L’Importanza di Chiamarsi Frank Underwood
Sono riuscito in una decina di giorni, un lasso di tempo, davvero, considerevolmente lungo considerati i ritmi generali con cui si divorano le serie tv che amiamo, a vedere in italiano le 4 puntate al momento disponibili uscite su Sky Atlantic di House of Cards, la cui nuova ed ultima stagione ha fatto tanto discutere in Italia dando il via, in tal modo, ad un orgia di commenti e recensioni fatte a tavolino e talvolta sterili scritte persino da critici noti o da amanti del cinema occasionali.
Cosa rimprovera la gente a questo nuovo appuntamento con il neo eletto presidente degli Stati Uniti d’America? Una cerca lentezza, prolissità e poca dinamicità che era possibile riscontrare nei due capitoli precedenti, ove l’ambizioso Frank Underwood stringeva alleanze con mari e monti, architettava trame complesse con consorte e componenti dello staff pur di arrivare a posare le sue natiche su quella che rimane la poltrona più scomoda di tutte: quella del presidente di uno stato.
Ecco dove sta il nucleo di questa terza stagione, dove i nuovi tredici episodi hanno deciso di fare breccia, o almeno i primi 4, e dove è possibile scorgere quel tanto che basta da rendere House of Cards una serie tv interessante ed imperdibile; gli sceneggiatori, guidati anche dall’omonimo libro di Michael Dobbs, ambientato però nella uggiosa Londra, hanno fatto una virata considerevole per quanto concerne la sceneggiatura, riprendendo le fila del discorso tra una stagione e l’altra non in modo “diretto”, ma lasciando scorrere, all’interno della narrazione, qualche mese tra la puntata 2×13 e la 3×01, animando sullo schermo un presidente frustrato, ingabbiato, tradito e vittima, sopratutto, di un modus operandi che lui stesso ha promosso ed attraverso il quale è riuscito a cogliere e raccogliere il potere di cui gode al momento.
Dietro infatti ai mille giri di parole a stampo politico ed alle conferenze nella stanza ovale della Casa Bianca si respira aria di crisi, Underwood si appella persino a Dio, cerca di capire quale è il punto di forza di quest’ultimo, ma in un secondo momento si prende gioco di lui spntando ad una statua raffigurante Cristo in Croce.
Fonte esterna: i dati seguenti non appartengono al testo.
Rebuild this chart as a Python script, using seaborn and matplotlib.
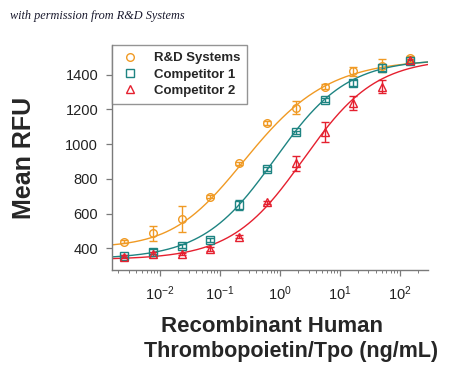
import numpy as np
import pandas as pd
import matplotlib
matplotlib.use('Agg')
import matplotlib.pyplot as plt
import seaborn as sns
from matplotlib.lines import Line2D
from matplotlib.ticker import LogLocator, LogFormatterSciNotation, NullFormatter

sns.set_style('white')
plt.rcParams['font.family'] = ['Liberation Sans', 'DejaVu Sans']
plt.rcParams['mathtext.fontset'] = 'custom'
plt.rcParams['mathtext.rm'] = 'Liberation Sans'

# ng/mL
conc = [0.0025, 0.0076, 0.023, 0.069, 0.21, 0.62, 1.85, 5.6, 16.7, 50, 150]

names = ['R&D Systems', 'Competitor 1', 'Competitor 2']
colors = ['#F09A24', '#1E8482', '#E5202F']
markers = ['o', 's', '^']

rnd_mean = [438, 487, 569, 698, 890, 1121, 1211, 1332, 1419, 1452, 1496]
rnd_err = [8, 42, 75, 10, 8, 12, 37, 14, 27, 37, 12]
comp1_mean = [356, 381, 413, 448, 650, 858, 1069, 1256, 1352, 1439, 1477]
comp1_err = [8, 15, 10, 12, 31, 12, 8, 12, 15, 20, 10]
comp2_mean = [352, 367, 367, 396, 467, 665, 890, 1069, 1237, 1332, 1483]
comp2_err = [8, 14, 8, 10, 10, 10, 44, 58, 38, 36, 10]

# fitted curve parameters (bottom, top, ec50, hill, asym)
fit_bottom = [405, 338, 335]
fit_top = [1490, 1490, 1495]
fit_ec50 = [0.092, 0.82, 2.48]
fit_hill = [0.58, 0.72, 0.72]
fit_asym = [1.75, 1.0, 1.0]

means = [rnd_mean, comp1_mean, comp2_mean]
errs = [rnd_err, comp1_err, comp2_err]

xs = np.logspace(np.log10(0.0016), np.log10(295), 300)
curves = []
for i, n in enumerate(names):
    y = fit_bottom[i] + (fit_top[i] - fit_bottom[i]) / (1 + (fit_ec50[i] / xs) ** fit_hill[i]) ** fit_asym[i]
    curves.append(pd.DataFrame({'conc': xs, 'rfu': y, 'series': n}))
curves = pd.concat(curves)

fig = plt.figure(figsize=(4.5, 3.74), dpi=100)
ax = fig.add_axes([0.249, 0.278, 0.702, 0.602])

sns.lineplot(data=curves, x='conc', y='rfu', hue='series', palette=colors,
             linewidth=1.0, legend=False, ax=ax, zorder=2)
for i in range(3):
    ax.errorbar(conc, means[i], yerr=errs[i], fmt=markers[i], mfc='none', mec=colors[i],
                ecolor=colors[i], mew=1.0, ms=5.5, capsize=3, elinewidth=1.0, zorder=3)

ax.set_xscale('log')
ax.set_xlim(0.00158, 295)
ax.set_ylim(275, 1572)
ax.set_yticks([400, 600, 800, 1000, 1200, 1400])
ax.xaxis.set_major_locator(LogLocator(base=10, numticks=10))
ax.xaxis.set_major_formatter(LogFormatterSciNotation())
ax.xaxis.set_minor_locator(LogLocator(base=10, subs=np.arange(2, 10), numticks=20))
ax.xaxis.set_minor_formatter(NullFormatter())

for s in ['top', 'right']:
    ax.spines[s].set_visible(False)
for s in ['left', 'bottom']:
    ax.spines[s].set_color('#7a7a7a')
    ax.spines[s].set_linewidth(1.0)
ax.tick_params(axis='both', which='major', direction='out', length=4, width=0.9,
               color='#7a7a7a', labelsize=10.5, labelcolor='#222222', pad=6, bottom=True, left=True)
ax.tick_params(axis='x', which='minor', direction='out', length=2.5, width=0.7,
               color='#7a7a7a', bottom=True)

ax.set_xlabel('')
ax.set_ylabel('Mean RFU', fontsize=18, weight='bold')
ax.yaxis.set_label_coords(-0.24, 0.5)

fig.text(0.605, 0.126, 'Recombinant Human', ha='center', va='center', fontsize=16, weight='bold')
fig.text(0.647, 0.061, 'Thrombopoietin/Tpo (ng/mL)', ha='center', va='center', fontsize=15.5, weight='bold')

fig.text(0.022, 0.958, 'with permission from R&D Systems', ha='left', va='center',
         fontsize=8.8, style='italic', family=['Liberation Serif', 'DejaVu Serif'], color='#1a1a2e')

handles = [Line2D([], [], ls='none', marker=markers[i], mfc='none', mec=colors[i], mew=1.0, ms=5.5)
           for i in range(3)]
leg = ax.legend(handles, names, loc='upper left', bbox_to_anchor=(0, 1), borderaxespad=0,
                frameon=True, fancybox=False, prop={'family': ['Liberation Sans', 'DejaVu Sans'],
                                                    'weight': 'bold', 'size': 9.5},
                handletextpad=1.0, labelspacing=0.3, borderpad=0.55, handlelength=1.6)
leg.get_frame().set_edgecolor('#7a7a7a')
leg.get_frame().set_linewidth(1.0)

fig.savefig('out.png', dpi=100)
Frank, un uomo che dietro ad una apparente forza e sicurezza nasconde all’interno di sé la paura e la coscienza di essere sull’orlo del baratro, consapevole che coloro i quali un tempo suoi alleati erano saliti sul carro dei vincitori che portava le iniziali del suo nome F.U. adesso sono i primi ad abbandonarlo, forse perché anch’essi consci di una situazione che potrebbe solo peggiorare e trascinarli nelle profondità degli intrighi politici, ma forse ancor più di questo delusi dalle tante promesse mancate da parte di colui che un tempo da carnefice e promulgatore di una certa politica adesso ne è diventata vittima.
Sarà difficile togliersi dalla mente alcune sequenze di questa nuova stagione, ad affiancare quella appena descritta si potrebbe aggiungere l’episodio che vede il neo-presidente immerso nella politica estera, dove il capo dello stato Russo in visita a Washington richiama fortemente quel Putin di contemporanea memoria (e le Pussy Riot che accompagnano i titoli di coda nel finale della puntata 3 non sono casuali, così come le diatribe legate ad i diritti degli omosessuali).
E’ complicato districarsi in un ambiente come quello che si respira nel cuore dell’America, dove l’aria si fa plumbea nei corridoi ed i volti di persino chi è stato al tuo fianco una vita intera, combattuto con te battaglie personali e non, sembrano essere segnati da un ghigno malefico e dal vile opportunismo.
Chi scrive non ama House of Cards, non lo elogia perché è un fan sfegatato, non ha letto tutti i libri da cui è tratta la serie, ma analizza, si spera con dignità ed intelligenza, una serie tv che alla sua terza messa in onda, nella scelta coraggiosa di voler mostrare le debolezze ed un Frank Underwood in difficoltà che arranca nel saper tenere le redini del suo partito e della sua presidenza, trova l’ardire e la chiave di lettura giusta per rimanere impressa nella mente di tutti noi in modo logico, ma ancor più necessario si potrebbe dire inedito.
Ed allora una piccola soddisfazione me la tolgo nel dirvi o nel consigliarvi amichevolmente che se vi siete stancati di questo Frank, del carisma di questo Kevin Spacey, e già di questa stagione forse è il momento di farsi due domande, che male non fanno mai.